Et comment ne pas abonder dans le sens du philosophe, en cette période où la culture est, sans honte, assimilée aux biens non essentiels (!), lorsqu’il écrit: « Les premiers pas sur le chemin de la réforme nécessaire de l’esprit commencent impérativement par une rencontre entre les grandes cultures du monde. Une rencontre où d’emblée la synthèse n’est pas privilégiée, mais l’analyse des intervalles – intervalles des langues/pensées, des cultures, des arts et des coeurs – en vue de la meilleure concordance possible. Pas l’unisson à tout prix, mais un riche contrepoint toujours inachevé. Pas à pas, dans la poussière du chemin. »
Les trois livres de Guy Walch sont publiés chez L’Harmattan. Nous avions évoqué le premier volume « Liberté » lors d’un entretien entre l’auteur et Jacques De Decker. Cet entretien, enregistré chez le philosophe en 2018, est accessible sur le site « L’ivresse des livres ».

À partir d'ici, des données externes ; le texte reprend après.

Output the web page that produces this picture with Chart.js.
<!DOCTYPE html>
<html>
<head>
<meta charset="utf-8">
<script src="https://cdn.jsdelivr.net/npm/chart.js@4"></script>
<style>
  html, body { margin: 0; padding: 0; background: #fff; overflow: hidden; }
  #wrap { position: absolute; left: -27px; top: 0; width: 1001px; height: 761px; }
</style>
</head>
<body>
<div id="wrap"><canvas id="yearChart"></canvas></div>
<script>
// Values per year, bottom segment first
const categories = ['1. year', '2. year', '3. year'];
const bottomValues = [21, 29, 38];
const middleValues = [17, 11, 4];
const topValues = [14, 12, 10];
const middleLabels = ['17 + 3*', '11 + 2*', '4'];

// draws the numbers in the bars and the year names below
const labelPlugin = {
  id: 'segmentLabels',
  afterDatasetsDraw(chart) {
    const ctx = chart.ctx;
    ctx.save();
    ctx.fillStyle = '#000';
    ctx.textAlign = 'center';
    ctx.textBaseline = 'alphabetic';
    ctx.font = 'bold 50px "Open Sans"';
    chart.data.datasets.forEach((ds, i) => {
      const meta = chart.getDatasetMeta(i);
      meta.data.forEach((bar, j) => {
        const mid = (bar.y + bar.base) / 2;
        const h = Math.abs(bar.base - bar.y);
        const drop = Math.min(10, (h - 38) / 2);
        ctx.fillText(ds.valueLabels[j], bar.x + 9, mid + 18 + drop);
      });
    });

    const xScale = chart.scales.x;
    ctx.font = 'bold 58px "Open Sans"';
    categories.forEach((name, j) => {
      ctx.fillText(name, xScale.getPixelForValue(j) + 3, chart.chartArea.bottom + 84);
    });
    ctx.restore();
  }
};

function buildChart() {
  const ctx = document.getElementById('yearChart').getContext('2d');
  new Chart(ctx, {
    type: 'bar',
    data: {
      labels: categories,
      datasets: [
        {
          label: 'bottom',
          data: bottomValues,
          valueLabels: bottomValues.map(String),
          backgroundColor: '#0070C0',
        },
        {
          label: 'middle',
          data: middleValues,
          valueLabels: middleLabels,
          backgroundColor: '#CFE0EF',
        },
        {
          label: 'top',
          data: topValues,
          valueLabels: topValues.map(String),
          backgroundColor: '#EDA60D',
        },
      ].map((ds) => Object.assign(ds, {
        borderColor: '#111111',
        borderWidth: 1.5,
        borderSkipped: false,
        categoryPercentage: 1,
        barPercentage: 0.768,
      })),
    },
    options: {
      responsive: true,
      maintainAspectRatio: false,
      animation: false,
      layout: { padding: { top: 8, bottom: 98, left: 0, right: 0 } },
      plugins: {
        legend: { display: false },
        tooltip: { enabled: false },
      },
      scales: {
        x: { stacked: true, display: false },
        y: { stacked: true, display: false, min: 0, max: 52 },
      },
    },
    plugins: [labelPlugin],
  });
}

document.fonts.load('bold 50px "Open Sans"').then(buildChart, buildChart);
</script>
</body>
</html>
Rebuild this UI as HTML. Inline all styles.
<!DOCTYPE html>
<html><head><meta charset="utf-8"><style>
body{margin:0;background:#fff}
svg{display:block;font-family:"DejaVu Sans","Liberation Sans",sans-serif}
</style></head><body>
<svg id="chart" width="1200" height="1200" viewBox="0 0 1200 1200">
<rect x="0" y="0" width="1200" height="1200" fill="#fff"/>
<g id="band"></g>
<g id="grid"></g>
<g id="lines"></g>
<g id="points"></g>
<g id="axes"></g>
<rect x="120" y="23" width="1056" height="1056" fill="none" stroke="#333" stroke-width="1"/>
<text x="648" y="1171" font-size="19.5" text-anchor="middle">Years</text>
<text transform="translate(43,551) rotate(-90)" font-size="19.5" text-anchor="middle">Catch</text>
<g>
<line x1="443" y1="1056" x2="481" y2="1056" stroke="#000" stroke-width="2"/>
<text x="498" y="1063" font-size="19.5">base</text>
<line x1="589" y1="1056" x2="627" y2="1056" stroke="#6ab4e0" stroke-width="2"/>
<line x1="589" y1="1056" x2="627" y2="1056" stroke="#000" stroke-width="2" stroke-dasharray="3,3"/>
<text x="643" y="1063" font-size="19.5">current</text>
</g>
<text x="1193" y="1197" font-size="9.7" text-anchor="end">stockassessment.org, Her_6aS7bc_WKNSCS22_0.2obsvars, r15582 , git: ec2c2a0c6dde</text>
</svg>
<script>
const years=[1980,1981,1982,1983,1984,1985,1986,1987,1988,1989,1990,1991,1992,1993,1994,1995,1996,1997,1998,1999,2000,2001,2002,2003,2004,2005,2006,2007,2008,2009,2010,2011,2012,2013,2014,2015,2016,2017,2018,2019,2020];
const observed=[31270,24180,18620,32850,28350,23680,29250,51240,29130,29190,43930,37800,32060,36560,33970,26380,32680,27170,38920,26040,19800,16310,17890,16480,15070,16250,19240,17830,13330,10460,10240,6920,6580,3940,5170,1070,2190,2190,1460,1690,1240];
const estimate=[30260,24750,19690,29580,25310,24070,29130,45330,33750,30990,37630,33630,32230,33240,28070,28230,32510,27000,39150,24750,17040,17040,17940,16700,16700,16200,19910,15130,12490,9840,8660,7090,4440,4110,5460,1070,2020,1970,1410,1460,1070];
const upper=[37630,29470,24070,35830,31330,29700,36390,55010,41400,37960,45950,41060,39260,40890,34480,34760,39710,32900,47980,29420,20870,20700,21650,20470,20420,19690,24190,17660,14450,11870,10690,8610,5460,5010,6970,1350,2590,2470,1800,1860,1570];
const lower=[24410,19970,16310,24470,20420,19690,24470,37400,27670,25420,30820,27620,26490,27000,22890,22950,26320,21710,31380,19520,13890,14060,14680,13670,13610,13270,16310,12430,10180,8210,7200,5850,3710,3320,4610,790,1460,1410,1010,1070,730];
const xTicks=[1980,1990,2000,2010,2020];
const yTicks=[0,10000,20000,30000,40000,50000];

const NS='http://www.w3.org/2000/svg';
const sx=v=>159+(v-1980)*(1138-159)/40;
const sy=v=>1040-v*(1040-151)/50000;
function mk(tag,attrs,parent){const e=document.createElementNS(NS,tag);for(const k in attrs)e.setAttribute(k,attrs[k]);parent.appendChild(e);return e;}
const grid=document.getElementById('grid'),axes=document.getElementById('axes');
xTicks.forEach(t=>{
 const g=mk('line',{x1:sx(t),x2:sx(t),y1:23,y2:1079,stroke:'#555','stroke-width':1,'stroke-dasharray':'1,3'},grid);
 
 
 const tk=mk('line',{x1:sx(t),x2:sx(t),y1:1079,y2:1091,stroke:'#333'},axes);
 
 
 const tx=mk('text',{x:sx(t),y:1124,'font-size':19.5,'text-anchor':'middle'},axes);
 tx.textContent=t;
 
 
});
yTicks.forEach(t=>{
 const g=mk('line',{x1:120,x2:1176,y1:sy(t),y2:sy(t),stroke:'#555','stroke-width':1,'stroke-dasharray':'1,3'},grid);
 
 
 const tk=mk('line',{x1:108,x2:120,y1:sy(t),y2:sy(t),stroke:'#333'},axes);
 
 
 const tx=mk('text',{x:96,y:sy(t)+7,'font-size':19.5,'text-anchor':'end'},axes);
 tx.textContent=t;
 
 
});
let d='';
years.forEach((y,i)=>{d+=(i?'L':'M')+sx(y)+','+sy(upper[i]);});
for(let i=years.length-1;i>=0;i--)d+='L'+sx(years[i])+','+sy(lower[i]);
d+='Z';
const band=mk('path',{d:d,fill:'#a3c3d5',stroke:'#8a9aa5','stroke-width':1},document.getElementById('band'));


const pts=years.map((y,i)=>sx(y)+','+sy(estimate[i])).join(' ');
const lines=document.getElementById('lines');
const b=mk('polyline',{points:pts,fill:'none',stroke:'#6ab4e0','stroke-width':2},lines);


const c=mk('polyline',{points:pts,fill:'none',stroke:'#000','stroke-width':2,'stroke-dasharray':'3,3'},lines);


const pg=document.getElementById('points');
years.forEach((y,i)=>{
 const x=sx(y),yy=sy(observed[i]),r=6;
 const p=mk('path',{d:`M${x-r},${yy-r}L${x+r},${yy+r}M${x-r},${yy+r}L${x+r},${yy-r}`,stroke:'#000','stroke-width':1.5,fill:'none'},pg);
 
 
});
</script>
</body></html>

Jean Jauniaux, le 17 janvier 2021
Présentation de l’auteur sur son site
Guy Walch,
Né le 21/01/1933 à Zürich, Suisse – nationalité suisse. Marié, 3 enfants, 7 petits-enfants. Études primaires et secondaires en Belgique entre 1939 et 1951. Philosophie et théologie à Fontainebleau et Lille (facultés catholiques) jusqu’en 1955.Responsable des rayons de philosophie, théologie et sciences (assortiment et vente) à la Librairie de l’Édition Universelle de 1957 à 1962.Diverses fonctions éducatives, techniques, commerciales et de direction de 1962 à 1992 chez IBM (dernière responsabilité : directeur général adjoint d’IBM-Belgique). Deux affectations à l’étranger : USA et France.Depuis 1992, retraite consacrée à l’étude et l’écriture : philosophie, sciences naturelles, sciences sociales et environnementales. Rédaction de nombreux textes de philosophie, d’analyses des évènements géopolitiques et d’histoire contemporaine et d’autobiographie intellectuelle. Liberté est le premier ouvrage publié chez L’Harmattan en décembre 2017. D’autres textes sont en cours d’écriture.